6. Implementation and Monitoring
All suppliers who are intended to sign Supply Agreements are expected to confirm their alignment with this policy by completing the Supplier Capability Assessment during the supplier selection and onboarding process. Approved suppliers are required to complete the assessment periodically thereafter, once every three years. In the event of any gaps in alignment, the Supplier is required to provide the Organization with an acceptable plan to achieve full compliance with this Policy.
Supplier performance shall be evaluated through annual or biannual reviews, self-assessments, scoring mechanisms, and risk-based verification activities, including documentation reviews, virtual assessments, and on-site audits where appropriate. Progress shall be reviewed periodically and reported to relevant stakeholders as appropriate.

  • Training and Awareness: Provide procurement teams with training on quality, food safety and sustainable procurement principles and best practices.
  • Performance Metrics: Establish measurable KPIs to track procurement sustainability, including supplier compliance rates, carbon footprint reduction, and percentage of eco-friendly purchases.
  • Review and Reporting: Conduct periodic audits and report on quality, food safety and sustainable procurement progress to stakeholders.
  • Climate Risk Mitigation: Monitor suppliers’ exposure to climate-related risks and ensure that procurement strategies are adapted to support climate resilience in the supply chain.

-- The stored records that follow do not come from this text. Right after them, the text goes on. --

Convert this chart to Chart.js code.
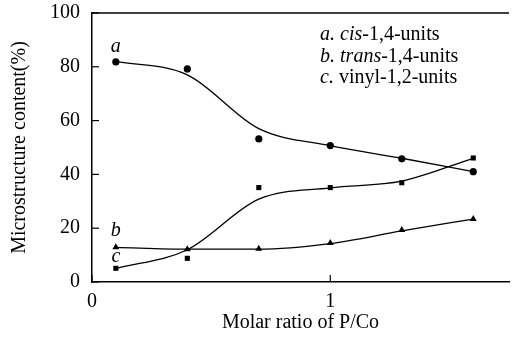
<!DOCTYPE html>
<html lang="en">
<head>
    <meta charset="UTF-8">
    <title>Microstructure content</title>
    <script src="https://cdn.jsdelivr.net/npm/chart.js"></script>
    <style>
        body {
            margin: 0;
            background: #fff;
        }

        .chart-container {
            position: relative;
            width: 513px;
            height: 342px;
        }
    </style>
</head>
<body>
    <div class="chart-container">
        <canvas id="micro-chart"></canvas>
    </div>

    <script>
        // measured points
        const ratios = [0.1, 0.4, 0.7, 1.0, 1.3, 1.6];
        const cisValues = [81.8, 79.2, 53.2, 50.7, 45.8, 41.0];
        const vinylValues = [5.1, 8.8, 35.1, 35.1, 36.9, 46.1];
        const transValues = [12.9, 12.2, 12.4, 14.5, 19.3, 23.4];

        // fitted curves
        const cisCurve = [82.0, 77.0, 57.0, 50.7, 46.0, 41.0];
        const vinylCurve = [5.0, 12.0, 30.8, 35.0, 37.5, 46.0];
        const transCurve = [12.9, 12.2, 12.2, 14.3, 19.0, 23.4];

        const xTicks = [0, 1];
        const yTicks = [0, 20, 40, 60, 80, 100];

        const serif = '"Liberation Serif", "Times New Roman", serif';

        const toPoints = (xs, ys) => xs.map((x, i) => ({ x: x, y: ys[i] }));

        const curveSet = (values) => ({
            type: 'line',
            data: toPoints(ratios, values),
            borderColor: '#000',
            borderWidth: 1.3,
            pointRadius: 0,
            cubicInterpolationMode: 'monotone',
            fill: false
        });

        const markSet = (values, style, radius) => ({
            type: 'scatter',
            data: toPoints(ratios, values),
            backgroundColor: '#000',
            borderColor: '#000',
            borderWidth: 0,
            pointStyle: style,
            pointRadius: radius
        });

        const framePlugin = {
            id: 'frame',
            afterDraw(chart) {
                const { ctx, chartArea, scales } = chart;
                const xs = scales.x;
                const ys = scales.y;
                ctx.save();
                ctx.strokeStyle = '#000';
                ctx.lineWidth = 1.5;
                ctx.beginPath();
                ctx.moveTo(chartArea.left, chartArea.top);
                ctx.lineTo(chartArea.right, chartArea.top);
                ctx.stroke();

                // inward tick marks
                ctx.lineWidth = 1.2;
                yTicks.forEach(v => {
                    const py = ys.getPixelForValue(v);
                    ctx.beginPath();
                    ctx.moveTo(chartArea.left, py);
                    ctx.lineTo(chartArea.left + 7, py);
                    ctx.stroke();
                });
                xTicks.forEach(v => {
                    const px = xs.getPixelForValue(v);
                    ctx.beginPath();
                    ctx.moveTo(px, chartArea.bottom);
                    ctx.lineTo(px, chartArea.bottom - 7);
                    ctx.stroke();
                });

                // curve letters
                ctx.fillStyle = '#000';
                ctx.font = 'italic 20px ' + serif;
                ctx.textAlign = 'center';
                ctx.textBaseline = 'middle';
                ctx.fillText('a', xs.getPixelForValue(0.1), ys.getPixelForValue(87.5));
                ctx.fillText('b', xs.getPixelForValue(0.1), ys.getPixelForValue(19));
                ctx.fillText('c', xs.getPixelForValue(0.1), ys.getPixelForValue(9.3));

                // legend text block
                const lines = [
                    [['a. ', true], ['cis', true], ['-1,4-units', false]],
                    [['b. ', true], ['trans', true], ['-1,4-units', false]],
                    [['c. ', true], ['vinyl-1,2-units', false]]
                ];
                const rows = [91.8, 83.8, 76.0];
                ctx.textAlign = 'left';
                lines.forEach((parts, i) => {
                    let px = xs.getPixelForValue(0.957);
                    const py = ys.getPixelForValue(rows[i]);
                    parts.forEach(([txt, italic]) => {
                        ctx.font = (italic ? 'italic ' : '') + '20px ' + serif;
                        ctx.fillText(txt, px, py);
                        px += ctx.measureText(txt).width;
                    });
                });
                ctx.restore();
            }
        };

        const ctx = document.getElementById('micro-chart').getContext('2d');

        new Chart(ctx, {
            data: {
                datasets: [
                    curveSet(cisCurve),
                    curveSet(vinylCurve),
                    curveSet(transCurve),
                    markSet(cisValues, 'circle', 3.6),
                    markSet(vinylValues, 'rect', 3.6),
                    markSet(transValues, 'triangle', 4)
                ]
            },
            options: {
                responsive: true,
                maintainAspectRatio: false,
                animation: false,
                layout: {
                    padding: { top: 13, right: 1, left: 0, bottom: 0 }
                },
                plugins: {
                    legend: { display: false },
                    tooltip: { enabled: false }
                },
                scales: {
                    x: {
                        type: 'linear',
                        min: 0,
                        max: 1.75,
                        afterBuildTicks: (scale) => {
                            scale.ticks = xTicks.map(v => ({ value: v }));
                        },
                        afterFit: (scale) => {
                            scale.height = 60;
                            scale.paddingLeft = 0;
                            scale.paddingRight = 0;
                        },
                        grid: { display: false, drawTicks: false },
                        border: { display: true, color: '#000', width: 1.5 },
                        ticks: {
                            color: '#000',
                            padding: 8,
                            maxRotation: 0,
                            font: { family: serif, size: 20 }
                        },
                        title: {
                            display: true,
                            text: 'Molar ratio of P/Co',
                            color: '#000',
                            padding: { top: 0, bottom: 7 },
                            font: { family: serif, size: 20 }
                        }
                    },
                    y: {
                        type: 'linear',
                        min: 0,
                        max: 100,
                        afterBuildTicks: (scale) => {
                            scale.ticks = yTicks.map(v => ({ value: v }));
                        },
                        afterFit: (scale) => {
                            scale.width = 92;
                            scale.paddingTop = 0;
                            scale.paddingBottom = 0;
                        },
                        grid: { display: false, drawTicks: false },
                        border: { display: true, color: '#000', width: 1.5 },
                        ticks: {
                            color: '#000',
                            padding: 12,
                            font: { family: serif, size: 20 }
                        },
                        title: {
                            display: true,
                            text: 'Microstructure content(%)',
                            color: '#000',
                            padding: { top: 8, bottom: 0 },
                            font: { family: serif, size: 20 }
                        }
                    }
                }
            },
            plugins: [framePlugin]
        });
    </script>
</body>
</html>
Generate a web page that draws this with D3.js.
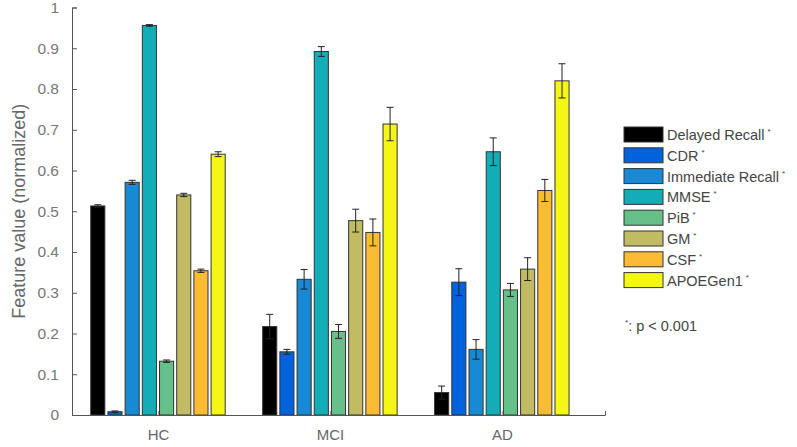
<!DOCTYPE html>
<html>
<head>
<meta charset="utf-8">
<script src="https://cdn.jsdelivr.net/npm/d3@7.9.0/dist/d3.min.js"></script>
<style>
  body { margin: 0; background: #fff; }
  svg { font-family: "Liberation Sans", Arial, sans-serif; }
</style>
</head>
<body>
<svg id="chart" width="797" height="447"></svg>
<script>
const groups = ['HC', 'MCI', 'AD'];
const features = ['Delayed Recall', 'CDR', 'Immediate Recall', 'MMSE', 'PiB', 'GM', 'CSF', 'APOEGen1'];
const colors = ['#000000', '#0063de', '#1889d4', '#13adb8', '#65c08a', '#c1bb63', '#fbbc33', '#f6f615'];

// mean per group, one array per feature
const means = [
  [0.513, 0.217, 0.055],
  [0.008, 0.155, 0.326],
  [0.571, 0.333, 0.161],
  [0.956, 0.892, 0.646],
  [0.132, 0.205, 0.307],
  [0.540, 0.477, 0.358],
  [0.354, 0.448, 0.551],
  [0.640, 0.714, 0.820]
];
const errors = [
  [0.003, 0.030, 0.016],
  [0.002, 0.006, 0.033],
  [0.005, 0.024, 0.024],
  [0.002, 0.012, 0.034],
  [0.003, 0.017, 0.016],
  [0.004, 0.028, 0.028],
  [0.004, 0.033, 0.027],
  [0.006, 0.041, 0.042]
];
const yTicks = [0, 0.1, 0.2, 0.3, 0.4, 0.5, 0.6, 0.7, 0.8, 0.9, 1];

const svg = d3.select('#chart');
const x = d3.scaleLinear().domain([0.5, 3.6]).range([72, 605]);
const y = d3.scaleLinear().domain([0, 1]).range([415, 7.5]);

const pitch = 0.1;
const barW = 0.082;

// bars
features.forEach((f, i) => {
  groups.forEach((g, j) => {
    let cx = (j + 1) + (i - 3.5) * pitch;
    let v = means[i][j];
    svg.append('rect')
      .attr('x', x(cx - barW / 2))
      .attr('y', y(v))
      .attr('width', x(cx + barW / 2) - x(cx - barW / 2))
      .attr('height', y(0) - y(v))
      .attr('fill', colors[i])
      .attr('stroke', '#333')
      .attr('stroke-width', 1);
  });
});

// error bars
features.forEach((f, i) => {
  groups.forEach((g, j) => {
    let cx = x((j + 1) + (i - 3.5) * pitch);
    let lo = y(means[i][j] - errors[i][j]);
    let hi = y(means[i][j] + errors[i][j]);
    let eb = svg.append('g').attr('stroke', '#222').attr('stroke-width', 1);
    eb.append('line').attr('x1', cx).attr('x2', cx).attr('y1', lo).attr('y2', hi);
    eb.append('line').attr('x1', cx - 3.5).attr('x2', cx + 3.5).attr('y1', lo).attr('y2', lo);
    eb.append('line').attr('x1', cx - 3.5).attr('x2', cx + 3.5).attr('y1', hi).attr('y2', hi);
  });
});

// axes
const yAxis = d3.axisLeft(y).tickValues(yTicks).tickSize(-5).tickPadding(13)
  .tickFormat(d => d === 0 || d === 1 ? d3.format('d')(d) : d3.format('.1f')(d));
const yG = svg.append('g').attr('transform', `translate(${x(0.5)},0)`).call(yAxis);
yG.select('.domain').attr('stroke', '#555');
yG.selectAll('.tick line').attr('stroke', '#555');
yG.selectAll('text').attr('fill', '#777').style('font-size', '15.5px');

const xAxis = d3.axisBottom(x).tickValues([1, 2, 3]).tickSize(-4).tickPadding(14)
  .tickFormat((d, i) => groups[i]);
const xG = svg.append('g').attr('transform', `translate(0,${y(0)})`).call(xAxis);
xG.select('.domain').attr('stroke', '#555');
xG.selectAll('.tick line').attr('stroke', '#999');
xG.selectAll('text').attr('fill', '#666').style('font-size', '15px');

svg.append('text')
  .attr('transform', `translate(25,${y(0.5)}) rotate(-90)`)
  .attr('text-anchor', 'middle')
  .attr('fill', '#666')
  .style('font-size', '18px')
  .text('Feature value (normalized)');

// legend
const leg = svg.append('g').attr('transform', 'translate(624,127)');
features.forEach((f, i) => {
  let row = leg.append('g').attr('transform', `translate(0,${i * 20.8})`);
  row.append('rect').attr('width', 39).attr('height', 15)
    .attr('fill', colors[i]).attr('stroke', '#333').attr('stroke-width', 1);
  let t = row.append('text').attr('x', 43).attr('y', 13)
    .attr('fill', '#444').style('font-size', '14.5px');
  t.append('tspan').text(f);
  t.append('tspan').attr('dx', 3).attr('dy', -6).style('font-size', '8px').text('*');
});
const note = svg.append('text').attr('x', 625).attr('y', 331)
  .attr('fill', '#444').style('font-size', '14.5px');
note.append('tspan').attr('dy', -6).style('font-size', '8px').text('*');
note.append('tspan').attr('dy', 6).text(': p < 0.001');
</script>
</body>
</html>
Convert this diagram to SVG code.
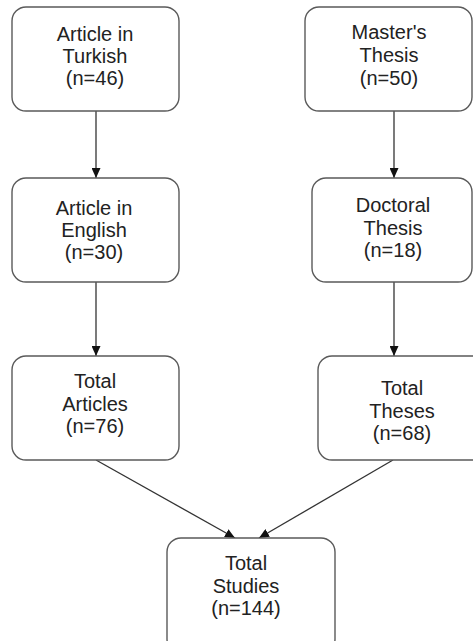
<svg xmlns="http://www.w3.org/2000/svg" width="473" height="641" viewBox="0 0 473 641">
<style>
.box{fill:#fff;stroke:#5a5a5a;stroke-width:1.4}
.lbl{font-family:"Liberation Sans",Arial,sans-serif;font-size:20px;fill:#222;text-anchor:middle}
.conn{stroke:#333;stroke-width:1.3;fill:none;marker-end:url(#ah)}
</style>
<defs>
<marker id="ah" markerUnits="userSpaceOnUse" markerWidth="10" markerHeight="9" refX="10" refY="4.5" orient="auto">
<path d="M0,0 L10,4.5 L0,9 z" fill="#111"/>
</marker>
</defs>
<rect width="473" height="641" fill="#fff"/>
<g id="connectors">
<line class="conn" x1="96" y1="111" x2="96" y2="178"/>
<line class="conn" x1="96" y1="282" x2="96" y2="356"/>
<line class="conn" x1="394" y1="111" x2="394" y2="178"/>
<line class="conn" x1="394" y1="282" x2="394" y2="356"/>
<line class="conn" x1="96" y1="460" x2="235" y2="538"/>
<line class="conn" x1="393" y1="460" x2="259" y2="538"/>
</g>
<g id="article-turkish">
<rect class="box" x="12" y="7" width="167" height="104" rx="14"/>
<text class="lbl"><tspan x="95" y="41">Article in</tspan><tspan x="95" y="63">Turkish</tspan><tspan x="95" y="85">(n=46)</tspan></text>
</g>
<g id="article-english">
<rect class="box" x="12" y="178" width="167" height="104" rx="14"/>
<text class="lbl"><tspan x="94" y="215">Article in</tspan><tspan x="94" y="237">English</tspan><tspan x="94" y="259">(n=30)</tspan></text>
</g>
<g id="total-articles">
<rect class="box" x="12" y="356" width="167" height="104" rx="14"/>
<text class="lbl"><tspan x="95" y="388">Total</tspan><tspan x="95" y="411">Articles</tspan><tspan x="95" y="433">(n=76)</tspan></text>
</g>
<g id="masters-thesis">
<rect class="box" x="305" y="7" width="167" height="104" rx="14"/>
<text class="lbl"><tspan x="389" y="39">Master's</tspan><tspan x="389" y="62">Thesis</tspan><tspan x="389" y="85">(n=50)</tspan></text>
</g>
<g id="doctoral-thesis">
<rect class="box" x="312" y="178" width="160" height="104" rx="14"/>
<text class="lbl"><tspan x="393" y="212">Doctoral</tspan><tspan x="393" y="235">Thesis</tspan><tspan x="393" y="257">(n=18)</tspan></text>
</g>
<g id="total-theses">
<rect class="box" x="318" y="356" width="175" height="104" rx="14"/>
<text class="lbl"><tspan x="402" y="395">Total</tspan><tspan x="402" y="418">Theses</tspan><tspan x="402" y="440">(n=68)</tspan></text>
</g>
<g id="total-studies">
<rect class="box" x="167" y="538" width="168" height="115" rx="14"/>
<text class="lbl"><tspan x="246" y="570">Total</tspan><tspan x="246" y="593">Studies</tspan><tspan x="246" y="615">(n=144)</tspan></text>
</g>
</svg>
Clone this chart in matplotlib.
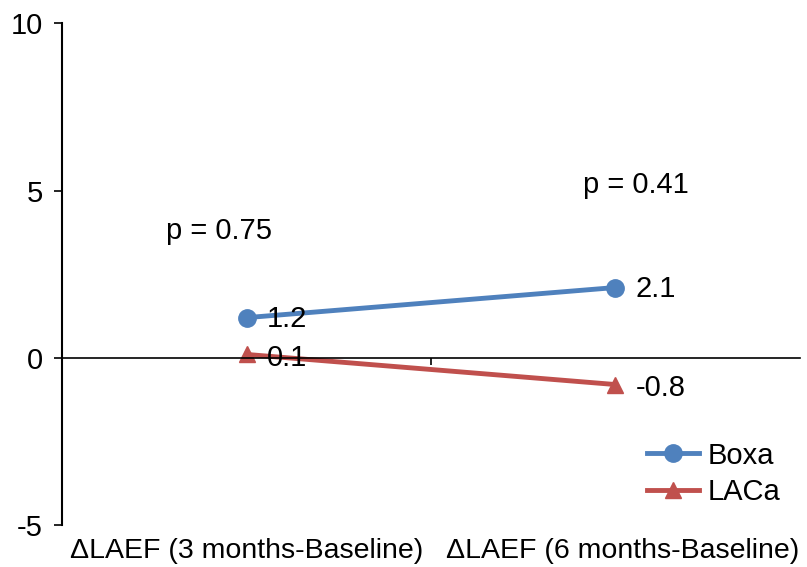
import matplotlib as mpl
import matplotlib.pyplot as plt
import matplotlib.transforms as mtransforms

mpl.rc('font', family='Liberation Sans')
mpl.rcParams['axes.unicode_minus'] = False

categories = ["\u0394LAEF (3 months-Baseline)", "\u0394LAEF (6 months-Baseline)"]
boxa = [1.2, 2.1]
laca = [0.1, -0.8]
p_labels = ["p = 0.75", "p = 0.41"]
p_heights = [3.8, 5.15]

xpos = [0.5, 1.5]
p_shift = [-0.075, 0.055]
cat_shift = [0.0, 0.02]

fig = plt.figure(figsize=(8.07, 5.67), dpi=100)
ax = fig.add_axes([0.077, 0.074, 0.914, 0.885])

ax.plot(xpos, boxa, color="#4F81BD", lw=3.5, marker="o", ms=12.5, label="Boxa")
ax.plot(xpos, laca, color="#C0504D", lw=3.5, marker="^", ms=11.5, label="LACa")

for x, v in zip(xpos, boxa):
    ax.text(x + 0.055, v - 0.05, f"{v}", fontsize=21, va="center", ha="left")
for x, v in zip(xpos, laca):
    ax.text(x + 0.055, v - 0.1, f"{v}", fontsize=21, va="center", ha="left")
for x, s, t, h in zip(xpos, p_shift, p_labels, p_heights):
    ax.text(x + s, h, t, fontsize=21, va="center", ha="center")

ax.set_xlim(0, 2)
ax.set_ylim(-5, 10)
ax.set_yticks([-5, 0, 5, 10])
ax.tick_params(axis="y", labelsize=21, length=6, width=1.2, direction="out", pad=8)
ax.spines["top"].set_visible(False)
ax.spines["right"].set_visible(False)
ax.spines["bottom"].set_position(("data", 0))
ax.spines["left"].set_linewidth(1.5)
ax.spines["bottom"].set_linewidth(1.2)
ax.set_xticks([1])
ax.set_xticklabels([""])
ax.tick_params(axis="x", length=5, width=1.2, direction="out")

trans = mtransforms.blended_transform_factory(ax.transData, ax.transAxes)
for x, s, c in zip(xpos, cat_shift, categories):
    ax.text(x + s, -0.052, c, fontsize=20.5, ha="center", va="center", transform=trans)

ax.legend(loc="lower right", bbox_to_anchor=(1.01, -0.015), frameon=False, fontsize=21,
          handlelength=1.8, labelspacing=0.3, handletextpad=0.3)

plt.savefig("out.png", dpi=100)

7. Non-Compliance and Corrective Actions
Suppliers are expected to promptly notify the company of any critical non-compliance related to quality, food safety, key sustainability aspects, or legal violations. Where such issues are identified, suppliers are expected to implement corrective action plans within agreed timelines and demonstrate improvement. Serious or repeated non-compliance may result in contractual actions.

8. Governance, Communication, and Review
The Procurement Department is responsible for implementation, monitoring, and follow-up of the policy. This Policy forms part of supplier contracts and is communicated during onboarding. The Policy shall be reviewed once in every three years and/or as and when a need arises due to newly enacted legislative or regulatory requirements and shall be updated to reflect changes in laws, standards, and sustainability expectations.

9. Interpretation
References to the “We”, “our” and “organization” include all entities within MJF Holdings (Private) Limited including “Dilmah Ceylon Tea Company PLC” (DCTC) which is the main tea manufacturing and distribution arm.